Home-safe sales are surging in Germany as savers seek a safe place to hold cash instead of at a bank that pays a tiny interest rate, according to a report in The Wall Street Journal.
"It doesn’t pay to keep money in the bank, and on top of that you’re being taxed on it,” Uwe Wiese, an 82-year-old pensioner who bought a home safe to stash $59,344, told the newspaper.
The European Central Bank has pushed interest rates into negative territory to discourage financial institutions from letting money sit idle. The policy is intended to push commercial banks to pump money into the economy to boost spending and borrowing.
Burg-Waechter KG, Germany’s biggest safe manufacturer, told that newspaper that sales jumped 25 percent from a year earlier, while competitors Format Tresorbau GmbH and Hartmann Tresore AG also saw big increases.
The ECB’s negative interest rate policy mostly affects financial institutions, but individuals with big accounts at one small Germany bank are now paying for the privilege of having their money stored in a vault.
Raiffeisenbank Gmund, a small cooperative bank in the Bavarian town of Gmund, today started charging customers 0.4 percent on deposits greater than 100,000 euros.

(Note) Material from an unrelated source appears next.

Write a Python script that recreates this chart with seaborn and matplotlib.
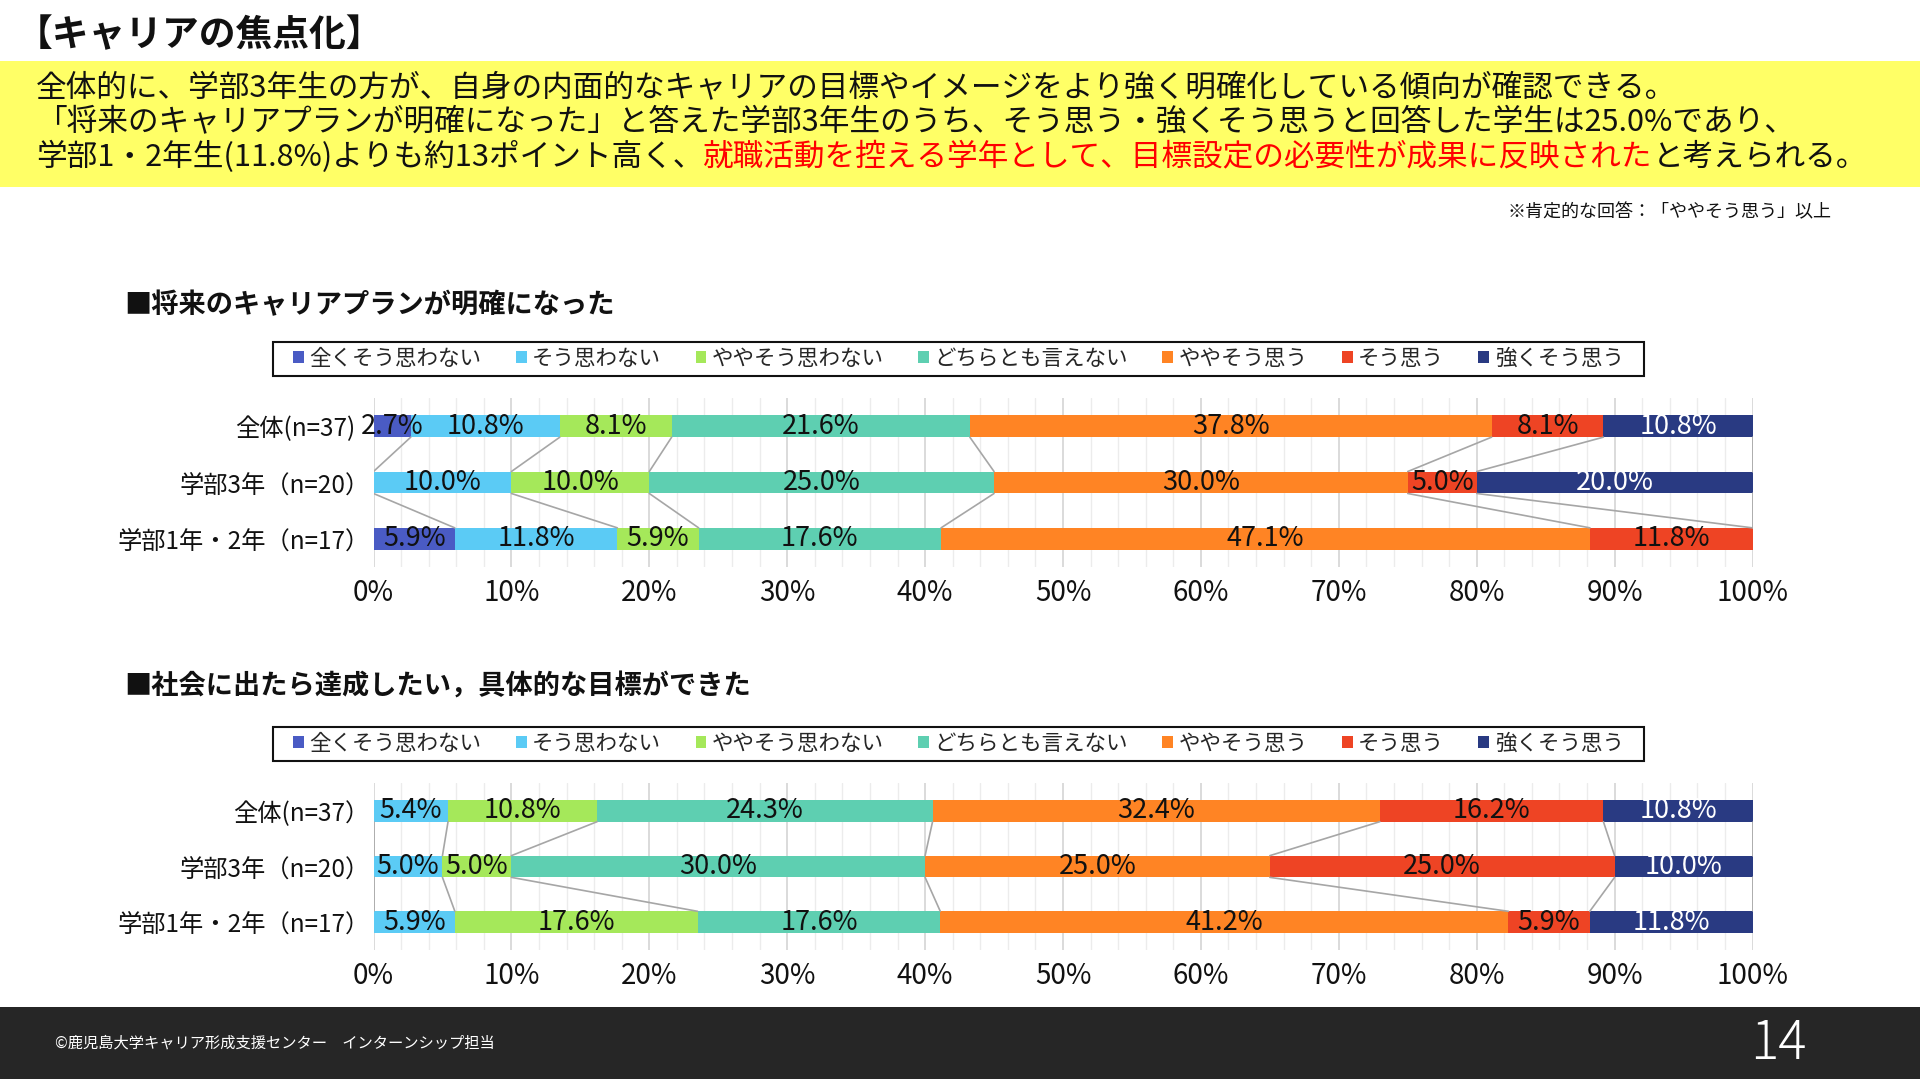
import numpy as np
import pandas as pd
import matplotlib
matplotlib.use("Agg")
import matplotlib.pyplot as plt
import matplotlib.transforms as mtransforms
import seaborn as sns
from matplotlib.patches import Patch, Rectangle

# ---------------- data ----------------
categories = ["全くそう思わない", "そう思わない", "ややそう思わない", "どちらとも言えない",
              "ややそう思う", "そう思う", "強くそう思う"]
colors = ["#4A5BC4", "#5BCBF5", "#A5E85A", "#5ECFB1", "#FF8424", "#EE4424", "#293A82"]
label_colors = ["#111111"] * 6 + ["#FFFFFF"]

groups1 = ["全体(n=37)", "学部3年（n=20）", "学部1年・2年（n=17）"]
groups2 = ["全体(n=37）", "学部3年（n=20）", "学部1年・2年（n=17）"]

q1_zenku = [2.7, 0.0, 5.9]
q1_sou_omowanai = [10.8, 10.0, 11.8]
q1_yaya_omowanai = [8.1, 10.0, 5.9]
q1_dochira = [21.6, 25.0, 17.6]
q1_yaya_omou = [37.8, 30.0, 47.1]
q1_sou_omou = [8.1, 5.0, 11.8]
q1_tsuyoku = [10.8, 20.0, 0.0]

q2_zenku = [0.0, 0.0, 0.0]
q2_sou_omowanai = [5.4, 5.0, 5.9]
q2_yaya_omowanai = [10.8, 5.0, 17.6]
q2_dochira = [24.3, 30.0, 17.6]
q2_yaya_omou = [32.4, 25.0, 41.2]
q2_sou_omou = [16.2, 25.0, 5.9]
q2_tsuyoku = [10.8, 10.0, 11.8]

xtick_values = list(range(0, 101, 10))
xtick_labels = [f"{v}%" for v in xtick_values]

title = "【キャリアの焦点化】"
body_line1 = "全体的に、学部3年生の方が、自身の内面的なキャリアの目標やイメージをより強く明確化している傾向が確認できる。"
body_line2 = "「将来のキャリアプランが明確になった」と答えた学部3年生のうち、そう思う・強くそう思うと回答した学生は25.0%であり、"
body_line3 = [("学部1・2年生(11.8%)よりも約13ポイント高く、", "#111111"),
              ("就職活動を控える学年として、目標設定の必要性が成果に反映された", "#FF0000"),
              ("と考えられる。", "#111111")]
note = "※肯定的な回答：「ややそう思う」以上"
subtitle1 = "■将来のキャリアプランが明確になった"
subtitle2 = "■社会に出たら達成したい，具体的な目標ができた"
footer = "©鹿児島大学キャリア形成支援センター　インターンシップ担当"
page_no = "14"

# ---------------- setup ----------------
sns.set_theme(style="white")
plt.rcParams['font.family'] = ['Noto Sans CJK JP', 'DejaVu Sans']

W, H = 1920, 1079
fig = plt.figure(figsize=(W / 100, H / 100), dpi=100)
fig.patch.set_facecolor("white")


def fx(px):
    return px / W


def fy(py):
    return 1 - py / H


# title
fig.text(fx(16), fy(36), title, fontsize=26.5, fontweight="bold", va="center", ha="left", color="#111111")

# yellow band
fig.add_artist(Rectangle((0, fy(187)), 1, (187 - 61) / H, transform=fig.transFigure,
                         facecolor="#FFFF66", edgecolor="none", zorder=0))
fig.text(fx(36), fy(89), body_line1, fontsize=22.1, va="center", ha="left", color="#111111")
fig.text(fx(36), fy(123), body_line2, fontsize=22.1, va="center", ha="left", color="#111111")
renderer = fig.canvas.get_renderer()
xcur = 36
for s, c in body_line3:
    t = fig.text(fx(xcur), fy(157), s, fontsize=22.1, va="center", ha="left", color=c)
    bb = t.get_window_extent(renderer=renderer)
    xcur = bb.x1

fig.text(fx(1832), fy(212), note, fontsize=13, va="center", ha="right", color="#111111")

# footer
fig.add_artist(Rectangle((0, 0), 1, (1079 - 1007) / H, transform=fig.transFigure,
                         facecolor="#262626", edgecolor="none", zorder=0))
fig.text(fx(55), fy(1043), footer, fontsize=11, va="center", ha="left", color="white")
fig.text(fx(1778), fy(1044), page_no, fontsize=38, va="center", ha="center", color="white",
         fontweight="light")

BAR_H = 0.39


def draw_chart(top_px, bottom_px, groups, series, subtitle, sub_y, legend_top, legend_bot,
               first_label_shift=0):
    ax = fig.add_axes([fx(373.5), fy(bottom_px), (1752.5 - 373.5) / W, (bottom_px - top_px) / H])
    vals = np.array(series, dtype=float).T  # rows x categories
    df = pd.DataFrame(vals, columns=categories)
    df["group"] = groups
    totals = df[categories].sum(axis=1)
    cum = df[categories].cumsum(axis=1).div(totals, axis=0) * 100
    cum_arr = cum.values
    for k in reversed(range(len(categories))):
        sns.barplot(x=cum_arr[:, k], y=groups, color=colors[k], width=BAR_H, saturation=1,
                    orient="h", linewidth=0, errorbar=None, ax=ax, zorder=2)
    # data labels
    for i in range(len(groups)):
        prev = 0.0
        for k in range(len(categories)):
            v = vals[i, k]
            if v > 0:
                ctr = (prev + cum_arr[i, k]) / 2
                ax.text(ctr, i, f"{v:.1f}%", ha="center", va="center", fontsize=19.5,
                        color=label_colors[k], zorder=5)
            prev = cum_arr[i, k]
    # series lines
    for k in range(len(categories)):
        for i in range(len(groups) - 1):
            ax.plot([cum_arr[i, k], cum_arr[i + 1, k]], [i + BAR_H / 2, i + 1 - BAR_H / 2],
                    color="#a6a6a6", lw=1.2, zorder=3)
    ax.set_xlim(0, 100)
    ax.set_ylim(2.5, -0.5)
    ax.set_xticks(xtick_values)
    ax.set_xticklabels(xtick_labels, fontsize=20, color="#111111")
    ax.set_xticks(np.arange(0, 101, 2), minor=True)
    ax.tick_params(axis="y", labelsize=17.5, labelcolor="#111111", length=0, pad=3)
    ax.tick_params(axis="x", which="both", length=0, pad=8)
    ax.grid(which="major", axis="x", color="#d4d4d4", lw=1.2)
    ax.grid(which="minor", axis="x", color="#ececec", lw=1.0)
    ax.grid(axis="y", visible=False)
    ax.set_axisbelow(True)
    for sp in ax.spines.values():
        sp.set_visible(False)
    ax.set_xlabel("")
    ax.set_ylabel("")
    ax.set_facecolor("none")
    if first_label_shift:
        offset = mtransforms.ScaledTranslation(-first_label_shift / 100, 0, fig.dpi_scale_trans)
        lbl = ax.get_yticklabels()[0]
        lbl.set_transform(lbl.get_transform() + offset)

    fig.text(fx(124), fy(sub_y), subtitle, fontsize=19.6, fontweight="bold", va="center", ha="left",
             color="#111111")
    fig.add_artist(Rectangle((fx(273), fy(legend_bot)), (1644 - 273) / W, (legend_bot - legend_top) / H,
                             transform=fig.transFigure, fill=False, edgecolor="#111111", lw=1.5))
    handles = [Patch(facecolor=c, edgecolor="none") for c in colors]
    fig.legend(handles, categories, loc="center",
               bbox_to_anchor=(fx(958.5), fy((legend_top + legend_bot) / 2)),
               ncol=7, frameon=False, fontsize=15.5, handlelength=0.5, handleheight=0.5,
               handletextpad=0.25, columnspacing=1.6)
    return ax


draw_chart(398, 567, groups1,
           [q1_zenku, q1_sou_omowanai, q1_yaya_omowanai, q1_dochira, q1_yaya_omou, q1_sou_omou, q1_tsuyoku],
           subtitle1, 305, 342, 376, first_label_shift=14)
draw_chart(783, 950, groups2,
           [q2_zenku, q2_sou_omowanai, q2_yaya_omowanai, q2_dochira, q2_yaya_omou, q2_sou_omou, q2_tsuyoku],
           subtitle2, 687, 727, 761)

fig.savefig("out.png", dpi=100, facecolor="white")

“Germany’s love of cash is driven largely by its anonymity,” according to the WSJ. “One legacy of the Nazis and East Germany’s Stasi secret police is a fear of government snooping, and many Germans are spooked by proposals of banning cash transactions that exceed €5,000. Many Germans think the ECB’s plan to phase out the €500 bill is only the beginning of getting rid of cash altogether.”